Faulkner's Home: Rowan Oak, Oxford, MS
If I plan to read all of William Faulkner's work, at near 70, I better get moving! Though his books are for "sipping", not "gulping"!
His prose is more like a poetry of his own; he had a quote distilled for nearly every situation in human life, I find.
I read "The Town-A novel of the Snopes Family" (it is Vol. 2--"The Hamlet" is the first). The Snopes's slithered up to Jefferson from Frenchman's Bend like a Biblical Plague or a mess of snakes. A Snopes man is a "Son of a Bitch's Son of a Bitch", this trait is not passed to the Snopes women, but from father to son. The narrator is a little boy not born yet when the first Snopes arrives.
The best of the Snopes family, Wallstreet Panic, learns that not all people live like Snopes's; he drops his family affiliation.
One of the very worst concocts a nasty scheme to sell mules from Memphis in Jefferson--then defraud the railroad.
Faulkner's African American characters are always so strong and memorable: in this story, we meet "Old Hett", formerly the nurse maid to all of Jefferson's wealthier matrons, now aged between 70-100, she sleeps in the county rest home but spends her days dropping in to the homes of all her former charges, where she is given food and clothing. She dispenses clever and funny wisdom.
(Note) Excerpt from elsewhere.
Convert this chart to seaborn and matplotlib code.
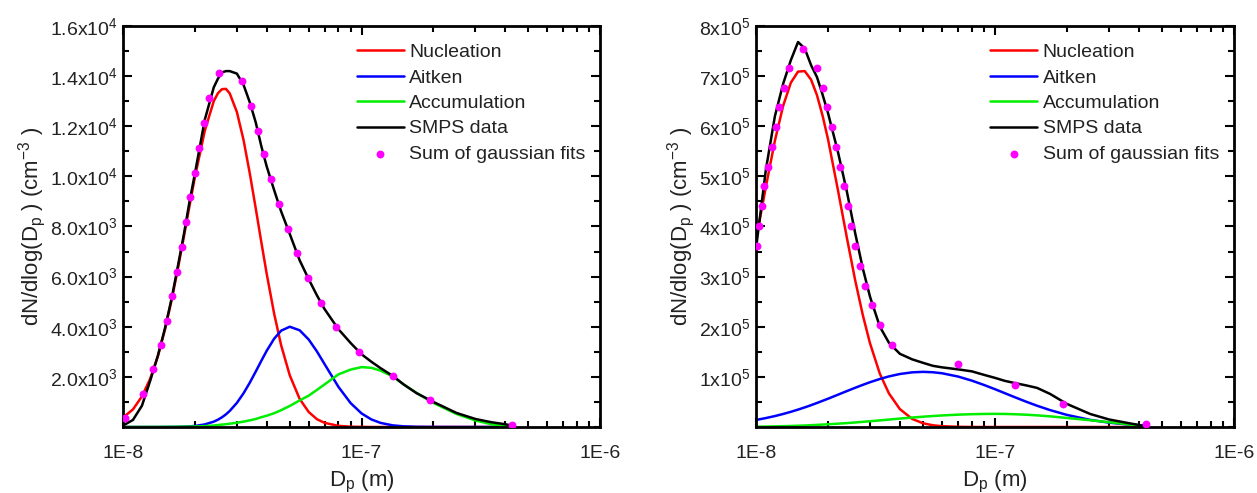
import numpy as np
import pandas as pd
import matplotlib
matplotlib.use("Agg")
import matplotlib.pyplot as plt
import seaborn as sns
from matplotlib.ticker import FixedLocator, MultipleLocator, NullFormatter

# ---- left panel: diameters in nm, dN/dlog(Dp) in cm^-3
dp_left = [10, 11, 12, 13, 14, 15, 16, 17, 18, 19, 20, 22, 24, 25, 26, 27, 28, 30, 32, 34,
           36, 38, 40, 43, 46, 50, 55, 60, 65, 70, 80, 90, 100, 110, 120, 135, 150, 170, 200,
           250, 300, 350, 400, 425]
nucleation_left = [380, 700, 1220, 1930, 2830, 3900, 5090, 6340, 7610, 8830, 9960, 11810, 13000,
                   13320, 13480, 13490, 13310, 12570, 11450, 10110, 8720, 7370, 6120, 4520, 3260,
                   2060, 1120, 600, 310, 165, 45, 12, 4, 0, 0, 0, 0, 0, 0, 0, 0, 0, 0, 0]
aitken_left = [0, 0, 0, 0, 0, 2, 4, 7, 15, 25, 41, 102, 212, 292, 389, 504, 639, 961, 1345,
               1771, 2212, 2642, 3038, 3523, 3844, 4000, 3858, 3492, 3013, 2505, 1599, 952, 541,
               300, 164, 65, 26, 8, 2, 0, 0, 0, 0, 0]
accumulation_left = [0, 0, 1, 2, 3, 5, 7, 10, 13, 16, 20, 35, 60, 78, 95, 112, 130, 170, 215,
                     265, 320, 390, 450, 550, 670, 840, 1060, 1250, 1480, 1700, 2100, 2290, 2390,
                     2360, 2250, 2020, 1700, 1360, 960, 520, 260, 110, 20, 5]
smps_left = [60, 280, 850, 1850, 2850, 3950, 5150, 6450, 7700, 9000, 10100, 12250, 13550, 13900,
             14150, 14200, 14200, 14100, 13650, 12950, 12150, 11200, 10400, 9450, 8600, 7700,
             6650, 5900, 5250, 4700, 3900, 3350, 2900, 2600, 2350, 2040, 1700, 1350, 1000, 560,
             320, 190, 110, 60]
fit_dp_left = [10.2, 12.1, 13.4, 14.4, 15.3, 16.1, 16.8, 17.7, 18.4, 19.1, 20.0, 20.8, 21.9,
               22.9, 25.3, 31.6, 34.4, 36.8, 39.0, 41.7, 45.1, 49.2, 53.7, 59.7, 67.7, 78.2,
               97.6, 135.6, 193.7, 427.6]
fit_left = [359, 1317, 2314, 3272, 4229, 5227, 6185, 7182, 8180, 9177, 10135, 11132, 12130,
            13127, 14125, 13805, 12808, 11810, 10893, 9895, 8898, 7900, 6943, 5945, 4948, 3990,
            2993, 2035, 1077, 80]

# ---- right panel: diameters in nm, dN/dlog(Dp) in 1e3 cm^-3
dp_right = [10, 11, 12, 13, 14, 15, 16, 17, 18, 19, 20, 22, 24, 26, 28, 30, 33, 36, 40, 45,
            50, 55, 60, 70, 80, 90, 100, 110, 120, 135, 150, 170, 200, 250, 300, 350, 400, 425]
nucleation_right = [373, 479, 571, 641, 687, 709, 710, 693, 662, 621, 575, 474, 378, 293, 223,
                    167, 106, 67, 35.7, 16.2, 7.4, 3.4, 1.6, 0.4, 0, 0, 0, 0, 0, 0, 0, 0, 0,
                    0, 0, 0, 0, 0]
aitken_right = [14.0, 17.8, 21.8, 26.0, 30.3, 34.7, 39.1, 43.5, 47.9, 52.2, 56.3, 64.3, 71.6,
                78.2, 84.1, 89.3, 95.8, 100.9, 105.7, 109.0, 110.0, 109.2, 107.2, 100.7, 92.5,
                83.8, 75.4, 67.4, 60.1, 50.5, 42.4, 33.7, 24.1, 14.2, 8.7, 5.5, 3.6, 2.9]
accumulation_right = [0.5, 0.8, 1.2, 1.6, 2.0, 2.5, 3.0, 3.6, 4.2, 4.8, 5.4, 6.6, 7.8, 9.0,
                      10.3, 11.5, 13.2, 14.8, 16.8, 18.8, 20.5, 21.9, 23.0, 24.6, 25.5, 26.0,
                      26.2, 26.0, 25.5, 24.5, 23.2, 21.2, 18.0, 13.5, 9.5, 6.0, 2.5, 1.0]
smps_right = [355, 513, 620, 685, 732, 768, 755, 722, 698, 663, 627, 550, 470, 387, 316, 260,
              200, 168, 146, 135, 128, 122, 119, 115, 111, 104, 98, 92, 88, 83, 78, 66, 46, 26,
              15, 9, 4, 1]
fit_dp_right = [10.07, 10.26, 10.56, 10.83, 11.22, 11.63, 12.09, 12.52, 13.06, 13.79, 15.68,
                17.95, 19.01, 19.87, 20.80, 21.62, 22.47, 23.35, 24.20, 25.05, 26.04, 27.32,
                28.67, 30.49, 33.03, 37.07, 69.8, 121.2, 192.0, 427.1]
fit_right = [361, 401, 441, 481, 519, 559, 598, 638, 677, 717, 755, 717, 677, 638, 598, 559,
             519, 481, 441, 401, 361, 321, 282, 243, 203, 164, 125, 84, 46, 6]

x_ticks = [1e-8, 1e-7, 1e-6]
x_ticklabels = ["1E-8", "1E-7", "1E-6"]
yticks_left = [2000, 4000, 6000, 8000, 10000, 12000, 14000, 16000]
yticklabels_left = ["2.0x10$^3$", "4.0x10$^3$", "6.0x10$^3$", "8.0x10$^3$",
                    "1.0x10$^4$", "1.2x10$^4$", "1.4x10$^4$", "1.6x10$^4$"]
yticks_right = [1e5, 2e5, 3e5, 4e5, 5e5, 6e5, 7e5, 8e5]
yticklabels_right = ["1x10$^5$", "2x10$^5$", "3x10$^5$", "4x10$^5$",
                     "5x10$^5$", "6x10$^5$", "7x10$^5$", "8x10$^5$"]

sns.set_style("ticks")
plt.rcParams.update({
    "font.family": ["Liberation Sans", "DejaVu Sans"],
    "font.size": 14,
    "mathtext.fontset": "custom",
    "mathtext.rm": "Liberation Sans",
    "mathtext.it": "Liberation Sans:italic",
    "mathtext.bf": "Liberation Sans:bold",
    "text.color": "#222222",
    "axes.labelcolor": "#222222",
    "xtick.color": "black",
    "ytick.color": "black",
    "xtick.labelcolor": "#222222",
    "ytick.labelcolor": "#222222",
})

colors = {"Nucleation": "#ff0000", "Aitken": "#0000ff",
          "Accumulation": "#00ee00", "SMPS data": "#000000"}


def draw(ax, dp, modes, fit_dp, fit, scale, ymax, yticks, yticklabels, minor_step):
    d = np.array(dp) * 1e-9
    for name, vals in modes:
        sns.lineplot(x=d, y=np.array(vals) * scale, color=colors[name], lw=1.8,
                     label=name, estimator=None, sort=False, ax=ax)
    sns.scatterplot(x=np.array(fit_dp) * 1e-9, y=np.array(fit) * scale, color="#ff00ff",
                    s=32, linewidth=0, label="Sum of gaussian fits", zorder=5, ax=ax)

    ax.set_xscale("log")
    ax.set_xlim(1e-8, 1e-6)
    ax.set_ylim(0, ymax)
    ax.xaxis.set_major_locator(FixedLocator(x_ticks))
    ax.set_xticklabels(x_ticklabels)
    minors = [m * 10.0 ** e for e in (-8, -7) for m in range(2, 10)]
    ax.xaxis.set_minor_locator(FixedLocator(minors))
    ax.xaxis.set_minor_formatter(NullFormatter())
    ax.yaxis.set_major_locator(FixedLocator(yticks))
    ax.set_yticklabels(yticklabels)
    ax.yaxis.set_minor_locator(MultipleLocator(minor_step))

    ax.tick_params(which="both", direction="in", top=True, right=True, width=1.5)
    ax.tick_params(which="major", length=6.5)
    ax.tick_params(which="minor", length=4)
    ax.tick_params(axis="x", which="major", pad=13, labelsize=14)
    ax.tick_params(axis="y", which="major", pad=4, labelsize=14)
    for sp in ax.spines.values():
        sp.set_linewidth(2)
        sp.set_color("black")

    ax.set_xlabel(r"D$_\mathregular{p}$ (m)", fontsize=16, labelpad=5)
    ax.set_ylabel(r"dN/dlog(D$_\mathregular{p}$ ) (cm$^\mathregular{-3}$ )", fontsize=16,
                  labelpad=1.5)

    ax.legend(loc="upper left", bbox_to_anchor=(0.49, 0.956), frameon=False, borderpad=0,
              borderaxespad=0, handlelength=2.42, handletextpad=0.28, labelspacing=0.4,
              fontsize=14, scatterpoints=1)


fig = plt.figure(figsize=(12.57, 4.93), dpi=100)
ax1 = fig.add_axes([0.0979, 0.1339, 0.3795, 0.8134])
ax2 = fig.add_axes([0.6014, 0.1339, 0.3803, 0.8134])

draw(ax1,
     dp_left,
     [("Nucleation", nucleation_left), ("Aitken", aitken_left),
      ("Accumulation", accumulation_left), ("SMPS data", smps_left)],
     fit_dp_left, fit_left, 1.0, 16000, yticks_left, yticklabels_left, 1000)

draw(ax2,
     dp_right,
     [("Nucleation", nucleation_right), ("Aitken", aitken_right),
      ("Accumulation", accumulation_right), ("SMPS data", smps_right)],
     fit_dp_right, fit_right, 1000.0, 8e5, yticks_right, yticklabels_right, 50000)

fig.savefig("out.png", dpi=100)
She is a gem; who was the model for this character?
Critics aren't kind to "The Unvanquished"; it was not one of Faulkner's Modernist novels, rather it was assembled from stories he wrote for nationwide publication in weekly magazines (and I bet that is where my Grandmother discovered him),
similar to "Go Down Moses". But I liked it.
Narrated by the little boy who would become the Grandfather and bank owner in Sartoris, it tells of the farm life for Southern people, black and white, toward the end of the Civil War and Reconstruction. It is a more serious novel, with violence and suspense.
Again, there is a strong African-American: Marengo (called Ringo) the young slave, playmate and friend of Bayard (our narrator). Even Bayard's father says Ringo is smarter than Bayard; there is no indication that Ringo is a mixed-race child, but he is with Bayard every step of the way--a few beats ahead of him, loyal, helpful, questioning, funny--yet with a dignity; he serves without subservience (genius of Faulkner to convey this).
Faulkner was too young to remember all he reveals in this novel, but he certainly knew many people of an age who had lived though the times. This is not Scarlett O'Hara's or Hollywood's idea of the Civil War/Reconstruction. Feel the sweat, smell the smoke, experience the fear and exhaustion and grief, see the fires, hear the guns and the cries as if in real time.